# Dataset section:
★ ★ ★ ★ ★

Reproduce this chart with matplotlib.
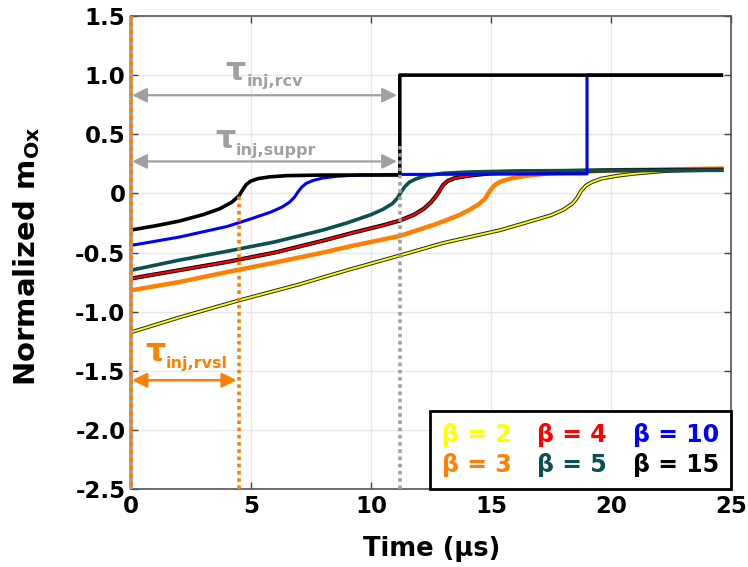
import matplotlib
matplotlib.use("Agg")
import matplotlib.pyplot as plt
import matplotlib.patheffects as pe
from matplotlib.lines import Line2D

plt.rcParams['font.family'] = ['DejaVu Sans']
plt.rcParams['mathtext.fontset'] = 'dejavusans'
plt.rcParams['font.weight'] = 'bold'

# ---------------- data ----------------
b15_x = [0, 1, 2, 3, 3.7, 4.2, 4.5, 4.65, 4.8, 5.0, 5.3, 5.8, 6.5, 8, 11.2, 11.2, 24.6]
b15_y = [-0.31, -0.275, -0.235, -0.18, -0.13, -0.075, -0.02, 0.03, 0.075, 0.105, 0.125, 0.14, 0.15, 0.155, 0.155, 1.0, 1.0]

b10_x = [0, 1, 2, 3, 4, 5, 5.8, 6.3, 6.6, 6.8, 6.95, 7.1, 7.3, 7.6, 8.0, 8.6, 9.5, 11, 19.0, 19.0, 24.6]
b10_y = [-0.44, -0.405, -0.37, -0.325, -0.28, -0.215, -0.16, -0.115, -0.075, -0.035, 0.01, 0.05, 0.085, 0.11, 0.13, 0.145, 0.155, 0.16, 0.165, 1.0, 1.0]

b5_x = [0, 2, 4, 6, 8, 9, 10, 10.5, 10.9, 11.1, 11.25, 11.4, 11.6, 11.9, 12.3, 13, 14, 16, 20, 24.6]
b5_y = [-0.65, -0.565, -0.49, -0.41, -0.31, -0.25, -0.18, -0.135, -0.085, -0.04, 0.01, 0.055, 0.095, 0.125, 0.15, 0.17, 0.18, 0.19, 0.195, 0.195]

b4_x = [0, 2, 4, 6, 8, 9.3, 10.5, 11.2, 11.8, 12.2, 12.5, 12.7, 12.85, 13.0, 13.2, 13.5, 14.1, 15, 17, 20, 24.6]
b4_y = [-0.72, -0.65, -0.58, -0.50, -0.40, -0.33, -0.27, -0.23, -0.18, -0.13, -0.075, -0.025, 0.02, 0.07, 0.105, 0.13, 0.15, 0.17, 0.185, 0.195, 0.2]

b3_x = [0, 2, 4.5, 6, 8, 9.3, 11.2, 12.7, 13.6, 14.1, 14.5, 14.75, 14.95, 15.15, 15.4, 15.8, 16.5, 17.5, 20, 24.6]
b3_y = [-0.82, -0.75, -0.645, -0.585, -0.50, -0.44, -0.36, -0.26, -0.19, -0.14, -0.09, -0.045, 0.02, 0.07, 0.10, 0.125, 0.15, 0.17, 0.195, 0.21]

b2_x = [0, 2, 4.5, 7, 9, 11.2, 13, 15.4, 16.5, 17.5, 18.0, 18.4, 18.6, 18.75, 18.95, 19.2, 19.6, 20.3, 21, 22.3, 24.6]
b2_y = [-1.175, -1.05, -0.905, -0.77, -0.65, -0.525, -0.42, -0.31, -0.245, -0.185, -0.14, -0.085, -0.035, 0.02, 0.065, 0.095, 0.125, 0.15, 0.167, 0.19, 0.2]

t_rvsl = 4.5
t_rcv = 11.2
y_rcv_arrow = 0.83
y_suppr_arrow = 0.27
y_rvsl_arrow = -1.58

legend_labels = ['β = 2', 'β = 3', 'β = 4', 'β = 5', 'β = 10', 'β = 15']
legend_colors = ['#FFFF00', '#FF8000', '#FF0000', '#0B4F4F', '#0000FF', '#000000']

yticks = [1.5, 1.0, 0.5, 0, -0.5, -1.0, -1.5, -2.0, -2.5]
ytick_labels = ['1.5', '1.0', '0.5', '0', '-0.5', '-1.0', '-1.5', '-2.0', '-2.5']
xticks = [0, 5, 10, 15, 20, 25]

# ---------------- figure ----------------
fig = plt.figure(figsize=(7.48, 5.67), dpi=100)
ax = fig.add_axes([131/748, 1-489/567, 600/748, 473/567])
ax.set_xlim(0, 25)
ax.set_ylim(-2.5, 1.5)

ax.grid(True, color='#e8e8e8', lw=1)
ax.set_axisbelow(True)

gray = '#a0a0a0'
orange = '#FF8000'

# vertical dotted markers
ax.plot([0, 0], [-2.5, 1.5], color=gray, lw=2.8, ls=(0, (1, 1)), zorder=6, dash_capstyle='butt', clip_on=False)
ax.plot([0, 0], [-2.5, 1.5], color=orange, lw=2.8, ls=(1, (1, 1)), zorder=6, dash_capstyle='butt', clip_on=False)
ax.plot([t_rvsl, t_rvsl], [-2.5, -0.02], color=orange, lw=2.6, ls=(0, (1, 1)), zorder=6, dash_capstyle='butt')

# curves
ax.plot(b2_x, b2_y, color='#FFFF00', lw=1.4, zorder=3,
        path_effects=[pe.Stroke(linewidth=2.8, foreground='#222222'), pe.Normal()])
ax.plot(b3_x, b3_y, color=orange, lw=3.2, zorder=3)
ax.plot(b4_x, b4_y, color='#FF0000', lw=1.6, zorder=3,
        path_effects=[pe.Stroke(linewidth=3.0, foreground='black'), pe.Normal()])
ax.plot(b5_x, b5_y, color='#0B4F4F', lw=2.6, zorder=3)
ax.plot(b10_x, b10_y, color='#0000FF', lw=2.2, zorder=4)
ax.plot(b15_x, b15_y, color='black', lw=2.6, zorder=4.5)

ax.plot([t_rcv, t_rcv], [-2.5, 0.4], color=gray, lw=2.6, ls=(0, (1, 1)), zorder=5, dash_capstyle='butt')

# arrows
aprops = dict(arrowstyle='<|-|>', color=gray, lw=1.6, mutation_scale=22, shrinkA=0, shrinkB=0)
ax.annotate('', xy=(0.05, y_rcv_arrow), xytext=(t_rcv - 0.12, y_rcv_arrow), arrowprops=aprops, zorder=7)
ax.annotate('', xy=(0.05, y_suppr_arrow), xytext=(t_rcv - 0.12, y_suppr_arrow), arrowprops=aprops, zorder=7)
oprops = dict(arrowstyle='<|-|>', color=orange, lw=1.8, mutation_scale=22, shrinkA=0, shrinkB=0)
ax.annotate('', xy=(0.05, y_rvsl_arrow), xytext=(t_rvsl - 0.1, y_rvsl_arrow), arrowprops=oprops, zorder=7)

def tau_label(x, y, sub, color, dx=0.85, dy=-0.055):
    ax.text(x, y, 'τ', color=color, fontsize=23, fontweight='bold', zorder=8, va='baseline')
    ax.text(x + dx, y + dy, sub, color=color, fontsize=11.5, fontweight='bold', zorder=8, va='baseline')

tau_label(3.95, 0.96, 'inj,rcv', gray)
tau_label(3.5, 0.38, 'inj,suppr', gray)
tau_label(0.6, -1.42, 'inj,rvsl', orange)

# ticks
ax.set_xticks(xticks)
ax.set_xticklabels([str(v) for v in xticks])
ax.set_yticks(yticks)
ax.set_yticklabels(ytick_labels)
ax.tick_params(direction='in', top=True, right=True, length=5, width=1, color='#444444',
               labelsize=16.5, pad=4)
for lab in ax.get_xticklabels() + ax.get_yticklabels():
    lab.set_fontweight('bold')
for s in ax.spines.values():
    s.set_color('#555555')
    s.set_linewidth(1.2)

fig.text(432/748, 1-549/567, 'Time (μs)', fontsize=18.5, fontweight='bold', ha='center', va='center')
fig.text(27/748, 1-256/567, r'Normalized m$_{\mathbf{Ox}}$', fontsize=21, fontweight='bold',
         ha='center', va='center', rotation=90)

# legend (coloured text only)
handles = [Line2D([], [], color='none') for _ in legend_labels]
leg = ax.legend(handles, legend_labels, loc='lower right', ncol=3, frameon=True,
                fancybox=False, edgecolor='black', framealpha=1, borderaxespad=0,
                handlelength=0, handletextpad=0, columnspacing=1.1,
                prop={'weight': 'bold', 'size': 17}, borderpad=0.5, labelspacing=0.25)
leg.get_frame().set_linewidth(2)
leg.set_zorder(10)
for t, c in zip(leg.get_texts(), legend_colors):
    t.set_color(c)

fig.savefig('out.png', dpi=100)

★ ★ ★ ★ ★

# Instructions for the task:
Where a line above includes "matplotlib", copy that line.

# Answer to the task:
Reproduce this chart with matplotlib.
import matplotlib
matplotlib.use("Agg")
import matplotlib.pyplot as plt
import matplotlib.patheffects as pe
from matplotlib.lines import Line2D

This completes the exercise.